Exercise: Return the number of lines in which the word "diagram" appears; add nothing else.

Dataset content:
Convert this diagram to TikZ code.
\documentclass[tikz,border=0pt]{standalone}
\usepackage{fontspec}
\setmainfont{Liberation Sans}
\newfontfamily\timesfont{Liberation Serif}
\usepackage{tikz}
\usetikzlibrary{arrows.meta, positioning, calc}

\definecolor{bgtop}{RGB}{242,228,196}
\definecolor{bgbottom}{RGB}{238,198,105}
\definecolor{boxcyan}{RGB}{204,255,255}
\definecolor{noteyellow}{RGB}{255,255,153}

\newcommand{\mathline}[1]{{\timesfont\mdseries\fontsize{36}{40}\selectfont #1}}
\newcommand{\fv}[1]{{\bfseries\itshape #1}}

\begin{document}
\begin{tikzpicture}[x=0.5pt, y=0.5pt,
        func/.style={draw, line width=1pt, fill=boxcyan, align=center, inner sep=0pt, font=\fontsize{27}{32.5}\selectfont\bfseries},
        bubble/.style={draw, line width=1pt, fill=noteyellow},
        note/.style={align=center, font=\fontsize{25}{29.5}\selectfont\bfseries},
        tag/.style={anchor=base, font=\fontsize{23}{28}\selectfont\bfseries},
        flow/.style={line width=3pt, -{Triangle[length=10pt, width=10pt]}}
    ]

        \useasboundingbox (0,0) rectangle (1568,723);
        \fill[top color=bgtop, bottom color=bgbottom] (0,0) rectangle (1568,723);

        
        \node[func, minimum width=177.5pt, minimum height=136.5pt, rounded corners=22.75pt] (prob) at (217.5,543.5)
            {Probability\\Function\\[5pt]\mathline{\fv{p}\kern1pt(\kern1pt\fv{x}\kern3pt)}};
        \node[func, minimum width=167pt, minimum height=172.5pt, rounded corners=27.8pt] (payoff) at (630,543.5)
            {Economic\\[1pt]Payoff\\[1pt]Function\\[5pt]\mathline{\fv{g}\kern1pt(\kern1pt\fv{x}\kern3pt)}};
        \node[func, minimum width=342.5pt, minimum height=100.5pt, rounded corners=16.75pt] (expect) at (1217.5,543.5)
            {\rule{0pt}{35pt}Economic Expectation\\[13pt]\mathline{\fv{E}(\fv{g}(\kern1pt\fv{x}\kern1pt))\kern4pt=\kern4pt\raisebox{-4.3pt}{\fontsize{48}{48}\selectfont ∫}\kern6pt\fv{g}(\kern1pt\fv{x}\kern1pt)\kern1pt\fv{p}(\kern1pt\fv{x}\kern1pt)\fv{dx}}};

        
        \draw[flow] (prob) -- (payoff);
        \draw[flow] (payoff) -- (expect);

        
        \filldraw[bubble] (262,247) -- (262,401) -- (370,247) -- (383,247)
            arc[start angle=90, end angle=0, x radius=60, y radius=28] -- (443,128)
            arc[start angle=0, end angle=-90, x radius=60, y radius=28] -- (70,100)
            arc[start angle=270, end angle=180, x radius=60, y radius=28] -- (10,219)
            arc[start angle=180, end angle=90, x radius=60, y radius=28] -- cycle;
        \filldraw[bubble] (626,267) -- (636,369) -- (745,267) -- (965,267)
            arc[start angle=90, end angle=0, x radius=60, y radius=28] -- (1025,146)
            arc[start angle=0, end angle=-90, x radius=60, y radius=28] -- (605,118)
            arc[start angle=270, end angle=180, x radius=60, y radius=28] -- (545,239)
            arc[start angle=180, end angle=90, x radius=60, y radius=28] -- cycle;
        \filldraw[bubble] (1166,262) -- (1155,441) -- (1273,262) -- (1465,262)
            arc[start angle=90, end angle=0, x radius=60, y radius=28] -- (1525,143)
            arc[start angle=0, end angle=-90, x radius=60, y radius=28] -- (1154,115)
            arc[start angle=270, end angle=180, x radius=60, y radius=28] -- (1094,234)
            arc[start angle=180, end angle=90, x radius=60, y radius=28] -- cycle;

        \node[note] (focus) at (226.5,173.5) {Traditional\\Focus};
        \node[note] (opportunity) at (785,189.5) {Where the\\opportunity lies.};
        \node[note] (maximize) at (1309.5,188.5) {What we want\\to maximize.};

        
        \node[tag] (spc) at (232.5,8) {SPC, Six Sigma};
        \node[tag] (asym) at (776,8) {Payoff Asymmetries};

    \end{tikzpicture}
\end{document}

...

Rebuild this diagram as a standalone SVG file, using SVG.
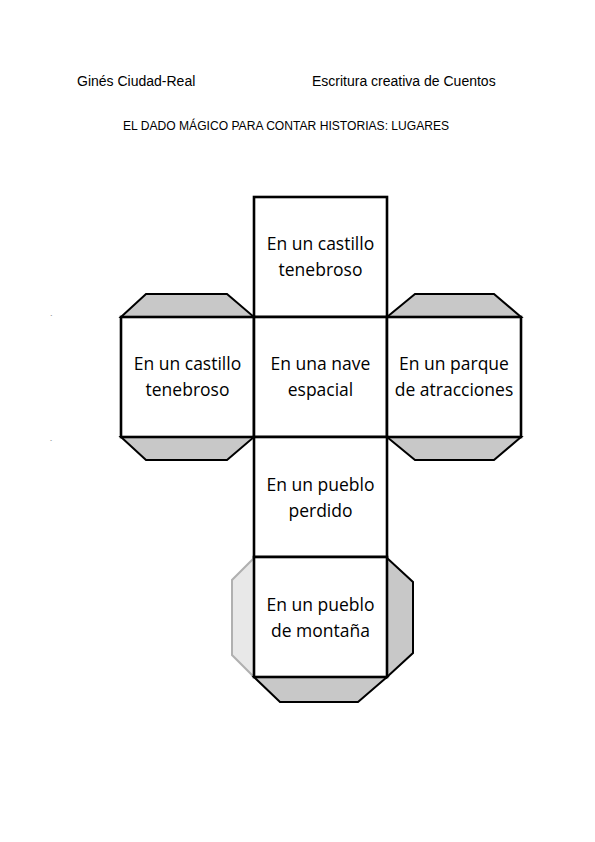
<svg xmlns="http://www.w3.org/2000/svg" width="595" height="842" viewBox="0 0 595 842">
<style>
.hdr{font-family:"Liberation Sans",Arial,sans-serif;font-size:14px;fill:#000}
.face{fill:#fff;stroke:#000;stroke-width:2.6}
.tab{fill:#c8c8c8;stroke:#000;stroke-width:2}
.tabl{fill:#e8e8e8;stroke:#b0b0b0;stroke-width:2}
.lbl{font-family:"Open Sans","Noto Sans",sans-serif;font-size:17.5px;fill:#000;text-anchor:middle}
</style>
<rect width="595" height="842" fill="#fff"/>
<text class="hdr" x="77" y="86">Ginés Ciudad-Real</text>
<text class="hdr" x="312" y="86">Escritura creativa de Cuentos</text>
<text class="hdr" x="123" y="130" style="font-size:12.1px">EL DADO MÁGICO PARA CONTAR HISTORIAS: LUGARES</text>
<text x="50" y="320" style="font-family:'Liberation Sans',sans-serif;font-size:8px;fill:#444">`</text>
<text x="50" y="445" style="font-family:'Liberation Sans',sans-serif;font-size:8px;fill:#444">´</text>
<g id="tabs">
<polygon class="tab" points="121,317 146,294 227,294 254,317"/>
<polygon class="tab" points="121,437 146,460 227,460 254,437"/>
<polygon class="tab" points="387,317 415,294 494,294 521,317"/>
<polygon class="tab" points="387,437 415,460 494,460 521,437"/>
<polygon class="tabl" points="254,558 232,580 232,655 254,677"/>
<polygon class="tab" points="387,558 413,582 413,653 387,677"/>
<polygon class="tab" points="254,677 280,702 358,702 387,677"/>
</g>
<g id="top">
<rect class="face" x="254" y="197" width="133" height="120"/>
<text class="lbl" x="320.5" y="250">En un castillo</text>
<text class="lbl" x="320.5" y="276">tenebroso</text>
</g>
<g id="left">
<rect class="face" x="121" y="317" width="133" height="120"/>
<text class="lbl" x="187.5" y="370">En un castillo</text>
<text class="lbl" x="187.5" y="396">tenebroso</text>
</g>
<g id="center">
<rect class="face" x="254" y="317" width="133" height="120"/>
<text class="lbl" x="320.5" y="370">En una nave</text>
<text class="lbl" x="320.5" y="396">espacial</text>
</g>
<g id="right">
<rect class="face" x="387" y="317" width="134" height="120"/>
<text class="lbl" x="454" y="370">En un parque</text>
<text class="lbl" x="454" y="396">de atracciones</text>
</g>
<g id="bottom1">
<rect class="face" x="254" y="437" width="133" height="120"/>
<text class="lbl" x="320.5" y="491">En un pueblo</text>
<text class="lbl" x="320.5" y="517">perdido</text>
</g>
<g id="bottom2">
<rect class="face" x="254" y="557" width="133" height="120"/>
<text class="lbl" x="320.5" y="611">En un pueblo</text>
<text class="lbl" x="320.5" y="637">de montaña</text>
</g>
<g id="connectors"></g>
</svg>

==

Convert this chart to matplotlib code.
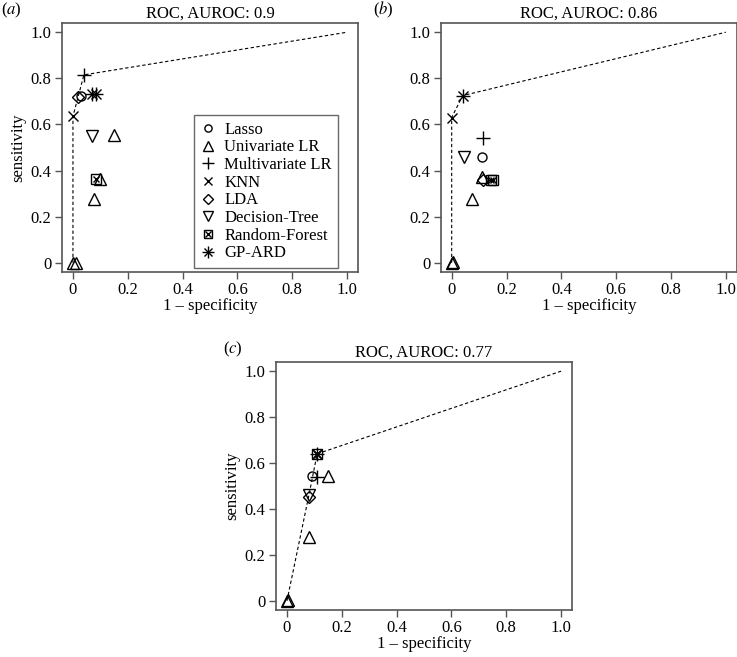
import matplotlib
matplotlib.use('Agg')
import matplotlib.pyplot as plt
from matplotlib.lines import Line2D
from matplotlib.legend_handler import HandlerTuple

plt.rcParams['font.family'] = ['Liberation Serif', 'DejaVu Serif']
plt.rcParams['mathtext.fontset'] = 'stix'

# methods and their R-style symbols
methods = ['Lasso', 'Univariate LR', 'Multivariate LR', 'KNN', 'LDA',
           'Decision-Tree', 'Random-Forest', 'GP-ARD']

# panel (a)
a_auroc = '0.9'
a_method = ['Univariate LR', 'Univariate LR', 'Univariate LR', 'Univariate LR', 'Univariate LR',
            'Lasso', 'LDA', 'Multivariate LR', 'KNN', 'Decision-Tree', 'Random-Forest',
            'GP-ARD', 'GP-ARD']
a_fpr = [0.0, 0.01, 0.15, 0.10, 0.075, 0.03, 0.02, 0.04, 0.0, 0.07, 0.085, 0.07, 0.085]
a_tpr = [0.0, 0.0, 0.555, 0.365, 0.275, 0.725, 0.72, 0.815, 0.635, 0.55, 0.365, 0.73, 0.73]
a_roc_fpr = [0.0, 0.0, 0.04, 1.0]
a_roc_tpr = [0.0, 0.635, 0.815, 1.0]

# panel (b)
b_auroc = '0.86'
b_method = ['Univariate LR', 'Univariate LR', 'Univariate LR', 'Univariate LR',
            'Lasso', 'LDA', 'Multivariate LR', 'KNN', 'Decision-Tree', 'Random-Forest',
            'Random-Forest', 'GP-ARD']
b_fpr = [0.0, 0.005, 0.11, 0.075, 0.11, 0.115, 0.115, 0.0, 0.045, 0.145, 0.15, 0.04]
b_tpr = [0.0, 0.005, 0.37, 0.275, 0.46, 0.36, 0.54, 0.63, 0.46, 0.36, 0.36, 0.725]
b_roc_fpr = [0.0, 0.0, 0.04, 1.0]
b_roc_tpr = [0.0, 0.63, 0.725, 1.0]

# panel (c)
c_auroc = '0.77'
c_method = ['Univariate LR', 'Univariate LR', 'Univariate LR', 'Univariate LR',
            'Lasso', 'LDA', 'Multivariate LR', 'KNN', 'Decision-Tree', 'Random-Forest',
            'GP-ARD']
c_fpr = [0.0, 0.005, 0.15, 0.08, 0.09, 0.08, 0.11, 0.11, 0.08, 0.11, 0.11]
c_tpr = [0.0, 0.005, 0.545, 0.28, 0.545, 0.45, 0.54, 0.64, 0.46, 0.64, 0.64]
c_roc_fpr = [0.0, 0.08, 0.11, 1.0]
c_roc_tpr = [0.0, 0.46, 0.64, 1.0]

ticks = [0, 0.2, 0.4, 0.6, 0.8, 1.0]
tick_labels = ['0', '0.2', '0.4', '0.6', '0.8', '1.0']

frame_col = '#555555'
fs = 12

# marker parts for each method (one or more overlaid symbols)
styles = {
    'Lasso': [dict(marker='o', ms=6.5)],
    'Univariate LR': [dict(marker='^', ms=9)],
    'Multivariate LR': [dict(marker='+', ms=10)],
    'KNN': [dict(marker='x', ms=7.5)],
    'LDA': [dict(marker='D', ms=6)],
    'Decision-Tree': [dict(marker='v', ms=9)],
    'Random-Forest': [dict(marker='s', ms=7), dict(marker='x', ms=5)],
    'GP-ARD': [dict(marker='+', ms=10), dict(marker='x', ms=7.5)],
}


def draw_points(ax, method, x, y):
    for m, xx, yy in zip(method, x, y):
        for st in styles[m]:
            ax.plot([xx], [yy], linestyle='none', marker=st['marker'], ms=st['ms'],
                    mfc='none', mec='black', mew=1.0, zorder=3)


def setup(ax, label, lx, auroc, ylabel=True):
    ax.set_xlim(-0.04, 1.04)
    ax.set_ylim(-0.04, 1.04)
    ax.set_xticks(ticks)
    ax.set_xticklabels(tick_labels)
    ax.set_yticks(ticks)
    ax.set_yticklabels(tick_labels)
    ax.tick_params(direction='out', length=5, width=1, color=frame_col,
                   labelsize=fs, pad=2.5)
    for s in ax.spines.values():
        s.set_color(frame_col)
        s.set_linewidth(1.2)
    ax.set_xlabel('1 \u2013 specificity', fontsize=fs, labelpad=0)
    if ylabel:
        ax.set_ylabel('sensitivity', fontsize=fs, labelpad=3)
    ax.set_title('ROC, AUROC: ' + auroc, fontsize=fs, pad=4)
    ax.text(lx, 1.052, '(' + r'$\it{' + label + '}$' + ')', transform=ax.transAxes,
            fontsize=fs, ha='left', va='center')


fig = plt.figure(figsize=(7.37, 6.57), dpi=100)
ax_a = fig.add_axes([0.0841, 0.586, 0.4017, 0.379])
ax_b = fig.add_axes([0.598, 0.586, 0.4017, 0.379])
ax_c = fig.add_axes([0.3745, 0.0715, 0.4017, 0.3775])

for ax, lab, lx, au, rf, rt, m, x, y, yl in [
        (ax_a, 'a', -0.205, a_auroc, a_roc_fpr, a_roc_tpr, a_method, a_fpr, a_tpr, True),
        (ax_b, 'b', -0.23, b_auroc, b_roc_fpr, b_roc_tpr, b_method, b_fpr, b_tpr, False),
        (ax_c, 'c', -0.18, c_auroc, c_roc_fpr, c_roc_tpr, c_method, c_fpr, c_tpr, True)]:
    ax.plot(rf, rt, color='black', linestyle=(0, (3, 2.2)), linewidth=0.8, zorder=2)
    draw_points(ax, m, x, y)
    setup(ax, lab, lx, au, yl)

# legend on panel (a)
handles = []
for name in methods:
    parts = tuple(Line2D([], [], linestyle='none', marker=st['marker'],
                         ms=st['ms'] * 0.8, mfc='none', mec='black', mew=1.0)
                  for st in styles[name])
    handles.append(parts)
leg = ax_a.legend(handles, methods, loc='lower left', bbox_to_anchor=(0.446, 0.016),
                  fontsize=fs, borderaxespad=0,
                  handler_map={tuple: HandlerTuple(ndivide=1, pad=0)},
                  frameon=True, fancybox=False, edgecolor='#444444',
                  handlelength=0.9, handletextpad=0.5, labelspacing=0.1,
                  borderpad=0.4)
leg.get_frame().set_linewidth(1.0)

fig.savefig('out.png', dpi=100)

Exercise output: 2